EXERCISE OBJECTIVE:
Please work out how many lines in the material contain "seaborn" and give only that figure.

DATASET EXTRACT:
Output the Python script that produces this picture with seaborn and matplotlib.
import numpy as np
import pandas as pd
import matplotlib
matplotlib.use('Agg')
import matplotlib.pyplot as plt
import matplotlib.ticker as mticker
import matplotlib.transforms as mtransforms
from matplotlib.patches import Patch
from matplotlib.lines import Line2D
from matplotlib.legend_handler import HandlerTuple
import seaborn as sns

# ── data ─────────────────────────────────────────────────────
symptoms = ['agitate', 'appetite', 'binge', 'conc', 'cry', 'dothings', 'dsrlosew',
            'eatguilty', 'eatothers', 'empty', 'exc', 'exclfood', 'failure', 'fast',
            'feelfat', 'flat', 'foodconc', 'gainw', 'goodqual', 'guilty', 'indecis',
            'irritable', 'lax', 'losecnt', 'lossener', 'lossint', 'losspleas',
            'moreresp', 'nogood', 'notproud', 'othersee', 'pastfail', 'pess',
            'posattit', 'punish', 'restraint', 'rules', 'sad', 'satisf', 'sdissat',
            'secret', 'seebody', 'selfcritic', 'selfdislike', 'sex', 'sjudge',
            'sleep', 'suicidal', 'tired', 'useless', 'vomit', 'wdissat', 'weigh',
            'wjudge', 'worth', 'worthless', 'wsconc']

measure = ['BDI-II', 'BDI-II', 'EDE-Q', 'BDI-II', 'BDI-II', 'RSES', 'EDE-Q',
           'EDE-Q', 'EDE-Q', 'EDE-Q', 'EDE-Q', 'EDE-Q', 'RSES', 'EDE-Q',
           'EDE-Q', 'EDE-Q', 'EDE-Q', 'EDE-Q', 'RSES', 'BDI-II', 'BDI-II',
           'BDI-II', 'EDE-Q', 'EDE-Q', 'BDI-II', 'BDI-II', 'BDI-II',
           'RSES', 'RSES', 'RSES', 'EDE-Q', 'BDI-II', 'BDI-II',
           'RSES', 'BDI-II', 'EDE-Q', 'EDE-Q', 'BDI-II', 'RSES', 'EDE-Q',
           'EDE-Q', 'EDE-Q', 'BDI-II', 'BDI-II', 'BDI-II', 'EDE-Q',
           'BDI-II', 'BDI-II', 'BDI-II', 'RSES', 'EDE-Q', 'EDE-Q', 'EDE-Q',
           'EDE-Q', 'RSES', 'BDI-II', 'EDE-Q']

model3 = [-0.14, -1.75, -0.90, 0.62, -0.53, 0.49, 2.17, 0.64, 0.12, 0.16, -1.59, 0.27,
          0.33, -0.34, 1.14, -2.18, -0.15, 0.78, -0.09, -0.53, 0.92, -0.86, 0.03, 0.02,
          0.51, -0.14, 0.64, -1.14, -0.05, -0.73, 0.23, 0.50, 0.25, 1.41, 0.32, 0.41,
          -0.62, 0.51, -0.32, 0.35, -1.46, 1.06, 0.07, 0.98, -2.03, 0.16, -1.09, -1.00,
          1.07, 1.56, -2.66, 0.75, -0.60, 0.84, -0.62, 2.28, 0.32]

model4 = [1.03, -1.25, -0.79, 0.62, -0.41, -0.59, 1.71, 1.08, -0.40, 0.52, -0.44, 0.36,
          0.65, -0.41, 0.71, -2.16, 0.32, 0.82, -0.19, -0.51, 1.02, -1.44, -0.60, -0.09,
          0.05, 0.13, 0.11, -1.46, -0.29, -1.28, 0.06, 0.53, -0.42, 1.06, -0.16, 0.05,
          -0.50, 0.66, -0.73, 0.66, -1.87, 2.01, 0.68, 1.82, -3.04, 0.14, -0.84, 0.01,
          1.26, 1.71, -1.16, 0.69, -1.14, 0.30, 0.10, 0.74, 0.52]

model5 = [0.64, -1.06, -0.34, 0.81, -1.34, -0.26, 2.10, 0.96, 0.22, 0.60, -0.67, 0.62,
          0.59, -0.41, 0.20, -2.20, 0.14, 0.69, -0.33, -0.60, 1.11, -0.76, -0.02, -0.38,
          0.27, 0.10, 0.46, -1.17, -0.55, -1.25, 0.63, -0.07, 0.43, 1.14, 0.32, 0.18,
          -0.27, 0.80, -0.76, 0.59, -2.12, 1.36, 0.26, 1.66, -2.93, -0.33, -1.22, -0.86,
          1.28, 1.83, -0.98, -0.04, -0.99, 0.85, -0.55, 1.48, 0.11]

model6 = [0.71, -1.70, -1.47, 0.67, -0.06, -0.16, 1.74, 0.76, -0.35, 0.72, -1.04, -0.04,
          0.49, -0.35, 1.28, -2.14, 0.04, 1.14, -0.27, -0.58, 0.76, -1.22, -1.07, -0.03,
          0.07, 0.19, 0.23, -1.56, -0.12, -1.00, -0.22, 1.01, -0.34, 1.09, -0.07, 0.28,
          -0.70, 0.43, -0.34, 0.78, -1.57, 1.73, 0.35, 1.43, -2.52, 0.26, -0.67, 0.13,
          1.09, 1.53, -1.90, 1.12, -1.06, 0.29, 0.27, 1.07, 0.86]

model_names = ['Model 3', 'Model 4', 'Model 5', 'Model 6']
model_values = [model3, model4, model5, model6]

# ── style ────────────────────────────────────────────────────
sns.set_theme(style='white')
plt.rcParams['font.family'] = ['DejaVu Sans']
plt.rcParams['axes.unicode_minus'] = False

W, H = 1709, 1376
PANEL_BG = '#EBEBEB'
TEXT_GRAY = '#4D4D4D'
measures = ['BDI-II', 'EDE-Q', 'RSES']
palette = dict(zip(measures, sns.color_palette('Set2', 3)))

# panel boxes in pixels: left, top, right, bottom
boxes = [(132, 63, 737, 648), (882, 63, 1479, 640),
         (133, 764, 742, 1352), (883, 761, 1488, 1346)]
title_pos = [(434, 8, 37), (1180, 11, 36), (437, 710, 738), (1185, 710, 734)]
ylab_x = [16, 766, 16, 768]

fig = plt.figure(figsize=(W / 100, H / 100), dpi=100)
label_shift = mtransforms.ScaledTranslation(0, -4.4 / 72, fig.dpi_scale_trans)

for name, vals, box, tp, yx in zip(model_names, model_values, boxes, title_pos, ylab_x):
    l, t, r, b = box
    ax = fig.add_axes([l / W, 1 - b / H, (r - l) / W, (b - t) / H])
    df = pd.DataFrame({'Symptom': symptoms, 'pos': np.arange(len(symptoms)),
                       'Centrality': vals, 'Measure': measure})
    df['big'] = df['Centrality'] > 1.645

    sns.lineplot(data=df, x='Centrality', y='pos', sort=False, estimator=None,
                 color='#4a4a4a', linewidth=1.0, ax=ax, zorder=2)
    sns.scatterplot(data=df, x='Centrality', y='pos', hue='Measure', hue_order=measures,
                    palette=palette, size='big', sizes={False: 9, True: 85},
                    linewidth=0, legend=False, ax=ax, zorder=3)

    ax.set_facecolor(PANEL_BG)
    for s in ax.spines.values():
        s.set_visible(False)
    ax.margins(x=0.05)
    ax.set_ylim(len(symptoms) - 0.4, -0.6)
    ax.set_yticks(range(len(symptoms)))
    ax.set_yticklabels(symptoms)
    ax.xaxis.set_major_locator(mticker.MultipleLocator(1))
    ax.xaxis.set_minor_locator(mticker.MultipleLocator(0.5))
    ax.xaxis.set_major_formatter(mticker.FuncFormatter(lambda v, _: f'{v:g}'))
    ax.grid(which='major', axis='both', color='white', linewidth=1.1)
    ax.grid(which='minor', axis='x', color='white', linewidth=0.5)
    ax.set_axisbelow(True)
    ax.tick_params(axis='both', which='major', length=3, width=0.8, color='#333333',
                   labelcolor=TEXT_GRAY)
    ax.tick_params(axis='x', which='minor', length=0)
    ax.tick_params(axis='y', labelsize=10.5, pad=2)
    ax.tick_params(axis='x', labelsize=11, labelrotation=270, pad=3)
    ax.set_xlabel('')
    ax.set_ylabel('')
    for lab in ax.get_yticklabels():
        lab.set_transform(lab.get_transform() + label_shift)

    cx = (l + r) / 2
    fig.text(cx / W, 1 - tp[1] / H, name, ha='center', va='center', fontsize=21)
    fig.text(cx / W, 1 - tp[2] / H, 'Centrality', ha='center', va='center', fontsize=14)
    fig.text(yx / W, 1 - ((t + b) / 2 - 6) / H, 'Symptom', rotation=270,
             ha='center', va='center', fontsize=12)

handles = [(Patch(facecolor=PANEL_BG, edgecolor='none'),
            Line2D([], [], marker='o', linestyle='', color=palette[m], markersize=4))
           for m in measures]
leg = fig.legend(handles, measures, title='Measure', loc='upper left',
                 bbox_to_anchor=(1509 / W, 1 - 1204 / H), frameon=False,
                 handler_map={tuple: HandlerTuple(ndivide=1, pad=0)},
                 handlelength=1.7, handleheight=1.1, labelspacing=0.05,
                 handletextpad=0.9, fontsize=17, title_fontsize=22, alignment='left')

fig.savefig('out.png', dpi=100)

COMPLETE ANSWER:
2